▶ _Extracted data_:
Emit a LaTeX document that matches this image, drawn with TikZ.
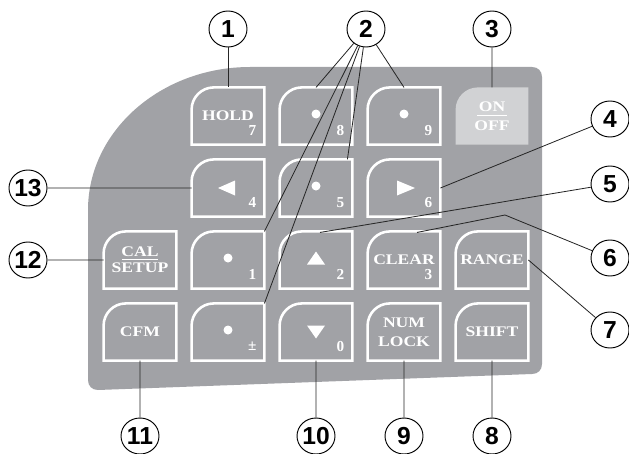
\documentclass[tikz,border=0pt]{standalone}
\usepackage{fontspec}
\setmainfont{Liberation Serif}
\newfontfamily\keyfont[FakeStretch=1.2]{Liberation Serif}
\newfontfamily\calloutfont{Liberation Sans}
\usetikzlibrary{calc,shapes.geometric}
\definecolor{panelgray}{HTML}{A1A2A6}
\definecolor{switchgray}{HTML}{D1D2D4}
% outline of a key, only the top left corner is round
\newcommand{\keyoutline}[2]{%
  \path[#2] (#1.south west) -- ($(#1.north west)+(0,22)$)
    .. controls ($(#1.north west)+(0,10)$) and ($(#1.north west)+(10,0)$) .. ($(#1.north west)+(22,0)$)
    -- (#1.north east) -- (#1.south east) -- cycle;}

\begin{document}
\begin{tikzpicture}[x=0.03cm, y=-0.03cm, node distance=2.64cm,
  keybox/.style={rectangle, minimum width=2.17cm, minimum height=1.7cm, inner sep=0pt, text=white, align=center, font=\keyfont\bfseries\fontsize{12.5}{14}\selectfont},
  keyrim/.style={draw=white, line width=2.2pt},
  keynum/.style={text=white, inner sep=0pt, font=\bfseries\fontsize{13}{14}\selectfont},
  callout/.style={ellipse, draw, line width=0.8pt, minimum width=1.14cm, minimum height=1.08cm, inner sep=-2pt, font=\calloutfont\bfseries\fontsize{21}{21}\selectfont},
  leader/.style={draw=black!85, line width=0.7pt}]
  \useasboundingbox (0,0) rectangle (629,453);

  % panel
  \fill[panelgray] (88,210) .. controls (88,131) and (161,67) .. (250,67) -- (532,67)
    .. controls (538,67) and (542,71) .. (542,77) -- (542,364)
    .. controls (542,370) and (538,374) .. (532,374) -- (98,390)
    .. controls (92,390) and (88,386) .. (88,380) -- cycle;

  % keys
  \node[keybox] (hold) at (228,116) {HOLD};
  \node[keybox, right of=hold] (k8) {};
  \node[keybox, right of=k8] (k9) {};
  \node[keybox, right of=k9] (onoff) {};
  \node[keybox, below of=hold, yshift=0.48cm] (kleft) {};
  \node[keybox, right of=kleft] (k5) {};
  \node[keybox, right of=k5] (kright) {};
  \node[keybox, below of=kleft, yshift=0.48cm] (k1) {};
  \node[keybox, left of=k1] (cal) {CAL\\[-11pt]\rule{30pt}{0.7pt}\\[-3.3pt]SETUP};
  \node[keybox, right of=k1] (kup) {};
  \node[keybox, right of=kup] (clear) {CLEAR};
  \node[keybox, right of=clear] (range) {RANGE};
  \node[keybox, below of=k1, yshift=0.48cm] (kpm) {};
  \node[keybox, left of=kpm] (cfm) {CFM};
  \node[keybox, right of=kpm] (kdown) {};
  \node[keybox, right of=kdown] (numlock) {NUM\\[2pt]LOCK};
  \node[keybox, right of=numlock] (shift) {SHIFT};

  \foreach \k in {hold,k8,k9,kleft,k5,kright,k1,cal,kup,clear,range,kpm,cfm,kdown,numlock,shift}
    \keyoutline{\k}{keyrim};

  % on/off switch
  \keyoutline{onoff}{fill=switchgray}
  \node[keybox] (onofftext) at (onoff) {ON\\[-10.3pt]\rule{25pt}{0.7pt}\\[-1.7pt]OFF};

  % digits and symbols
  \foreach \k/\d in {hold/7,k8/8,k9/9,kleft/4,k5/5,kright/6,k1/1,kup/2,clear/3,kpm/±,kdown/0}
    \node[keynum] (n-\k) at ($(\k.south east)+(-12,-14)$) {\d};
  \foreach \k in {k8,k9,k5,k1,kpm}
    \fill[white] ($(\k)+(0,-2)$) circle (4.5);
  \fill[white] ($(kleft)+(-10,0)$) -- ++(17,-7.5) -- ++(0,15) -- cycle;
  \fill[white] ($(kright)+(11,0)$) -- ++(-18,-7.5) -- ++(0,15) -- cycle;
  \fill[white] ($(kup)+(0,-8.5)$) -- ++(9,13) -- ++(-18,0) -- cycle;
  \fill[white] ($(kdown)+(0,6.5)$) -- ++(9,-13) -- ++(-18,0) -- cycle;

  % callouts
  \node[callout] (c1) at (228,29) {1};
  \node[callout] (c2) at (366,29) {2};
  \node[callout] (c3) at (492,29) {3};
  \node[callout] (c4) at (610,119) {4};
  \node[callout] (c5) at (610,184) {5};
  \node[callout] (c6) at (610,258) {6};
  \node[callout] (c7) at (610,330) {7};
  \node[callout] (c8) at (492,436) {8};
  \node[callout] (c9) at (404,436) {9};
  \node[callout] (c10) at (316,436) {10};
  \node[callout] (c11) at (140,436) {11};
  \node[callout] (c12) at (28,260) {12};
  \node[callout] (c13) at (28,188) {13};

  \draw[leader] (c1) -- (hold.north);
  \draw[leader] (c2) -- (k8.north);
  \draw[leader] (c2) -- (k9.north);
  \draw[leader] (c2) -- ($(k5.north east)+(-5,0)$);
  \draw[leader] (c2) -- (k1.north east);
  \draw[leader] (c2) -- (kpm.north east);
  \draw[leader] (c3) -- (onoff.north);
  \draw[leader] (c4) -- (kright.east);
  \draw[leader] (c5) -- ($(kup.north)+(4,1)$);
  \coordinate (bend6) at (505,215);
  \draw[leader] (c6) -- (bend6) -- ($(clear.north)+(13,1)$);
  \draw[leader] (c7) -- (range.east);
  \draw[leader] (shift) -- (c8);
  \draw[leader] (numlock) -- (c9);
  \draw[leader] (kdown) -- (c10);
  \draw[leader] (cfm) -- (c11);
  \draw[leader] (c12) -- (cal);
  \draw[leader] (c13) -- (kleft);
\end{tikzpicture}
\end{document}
...
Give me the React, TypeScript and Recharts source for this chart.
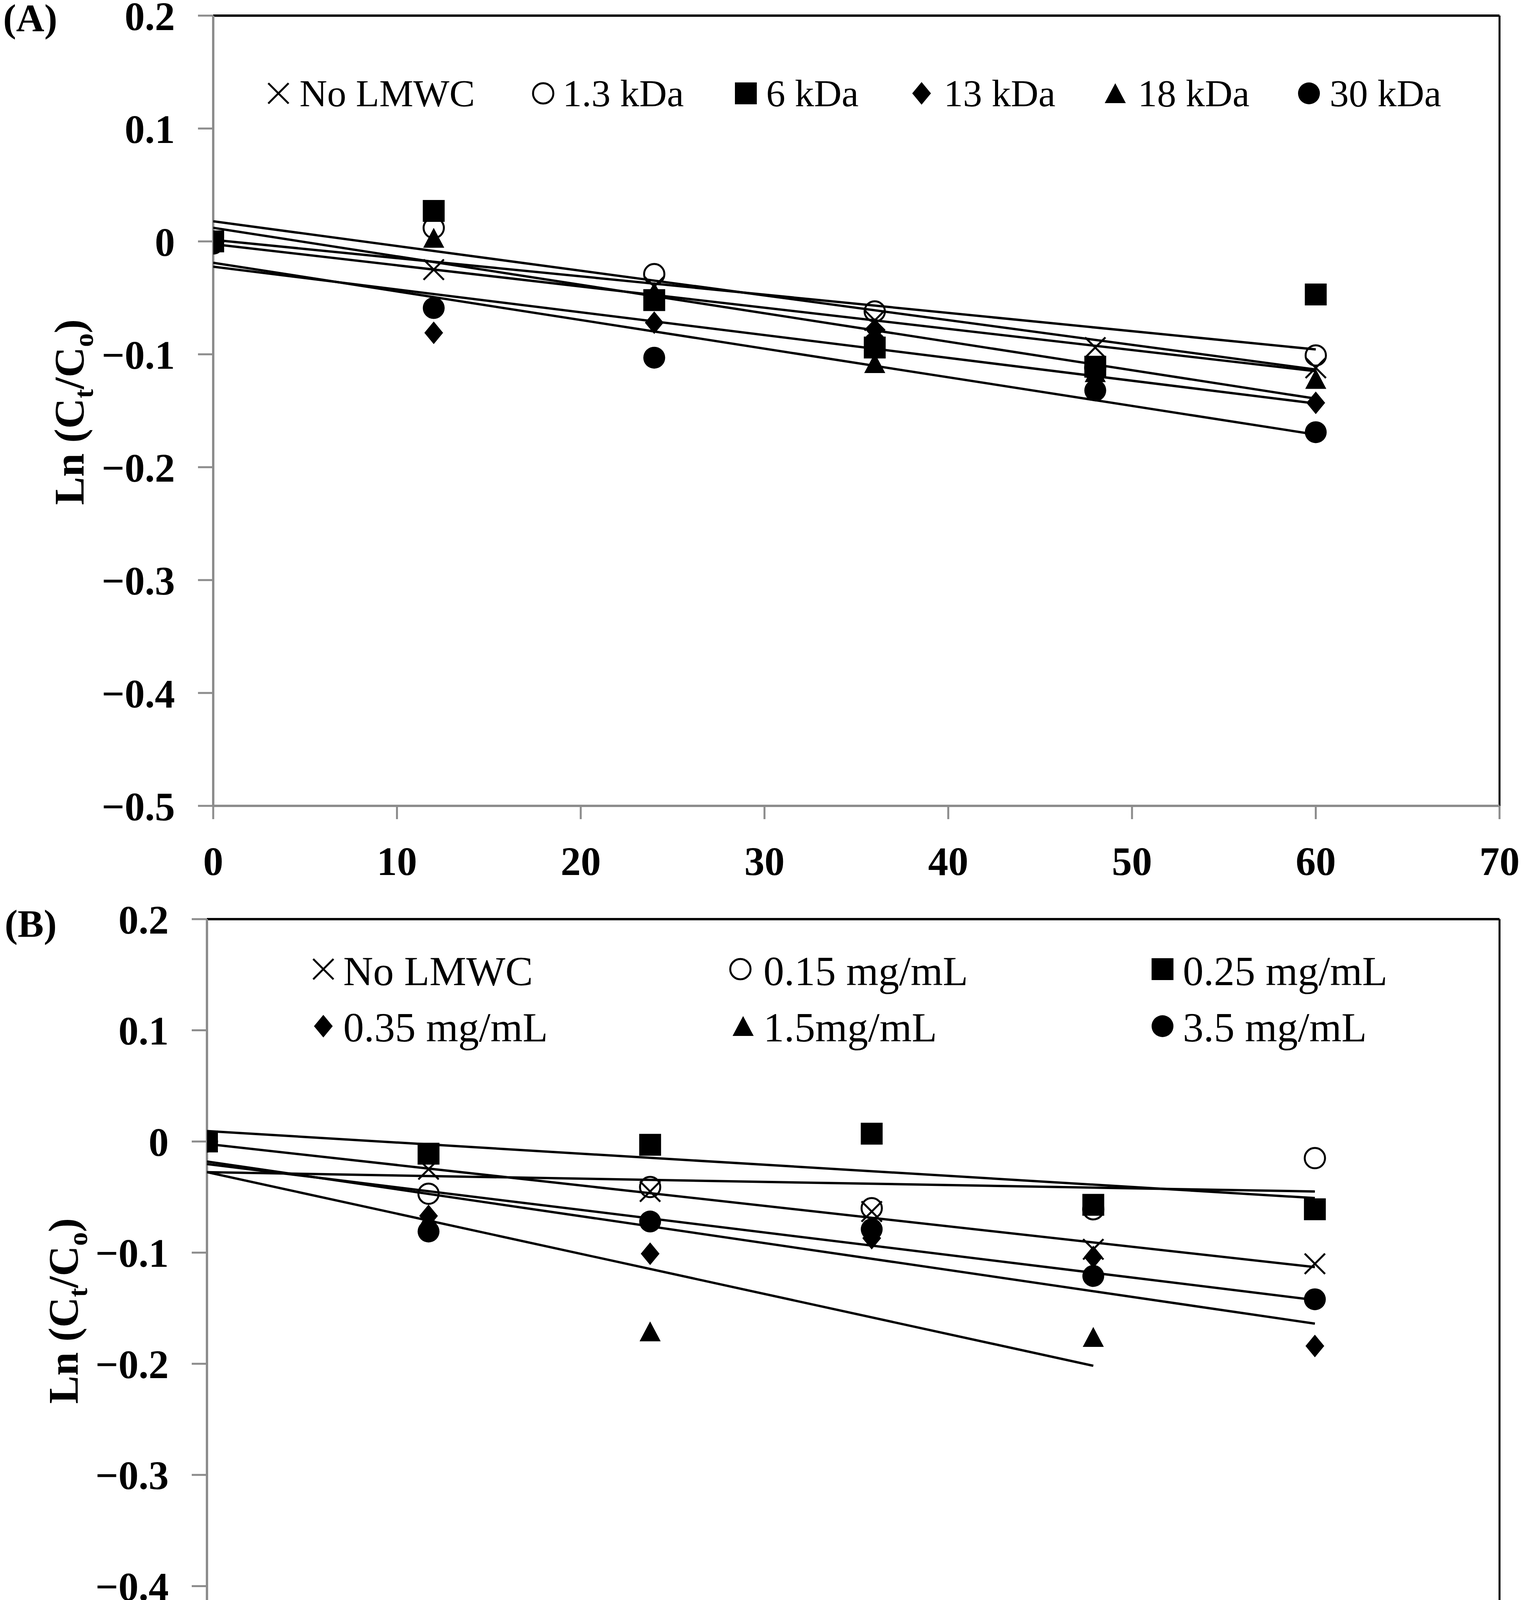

▶ _Stated goal_:
Only the stretch from the line with "Emit a LaTeX" through the line with "(88,380) -- cycle;" should be copied, exactly and with both ends. Drop the pictures.

▶ _Written response_:
Emit a LaTeX document that matches this image, drawn with TikZ.
\documentclass[tikz,border=0pt]{standalone}
\usepackage{fontspec}
\setmainfont{Liberation Serif}
\newfontfamily\keyfont[FakeStretch=1.2]{Liberation Serif}
\newfontfamily\calloutfont{Liberation Sans}
\usetikzlibrary{calc,shapes.geometric}
\definecolor{panelgray}{HTML}{A1A2A6}
\definecolor{switchgray}{HTML}{D1D2D4}
% outline of a key, only the top left corner is round
\newcommand{\keyoutline}[2]{%
  \path[#2] (#1.south west) -- ($(#1.north west)+(0,22)$)
    .. controls ($(#1.north west)+(0,10)$) and ($(#1.north west)+(10,0)$) .. ($(#1.north west)+(22,0)$)
    -- (#1.north east) -- (#1.south east) -- cycle;}

\begin{document}
\begin{tikzpicture}[x=0.03cm, y=-0.03cm, node distance=2.64cm,
  keybox/.style={rectangle, minimum width=2.17cm, minimum height=1.7cm, inner sep=0pt, text=white, align=center, font=\keyfont\bfseries\fontsize{12.5}{14}\selectfont},
  keyrim/.style={draw=white, line width=2.2pt},
  keynum/.style={text=white, inner sep=0pt, font=\bfseries\fontsize{13}{14}\selectfont},
  callout/.style={ellipse, draw, line width=0.8pt, minimum width=1.14cm, minimum height=1.08cm, inner sep=-2pt, font=\calloutfont\bfseries\fontsize{21}{21}\selectfont},
  leader/.style={draw=black!85, line width=0.7pt}]
  \useasboundingbox (0,0) rectangle (629,453);

  % panel
  \fill[panelgray] (88,210) .. controls (88,131) and (161,67) .. (250,67) -- (532,67)
    .. controls (538,67) and (542,71) .. (542,77) -- (542,364)
    .. controls (542,370) and (538,374) .. (532,374) -- (98,390)
    .. controls (92,390) and (88,386) .. (88,380) -- cycle;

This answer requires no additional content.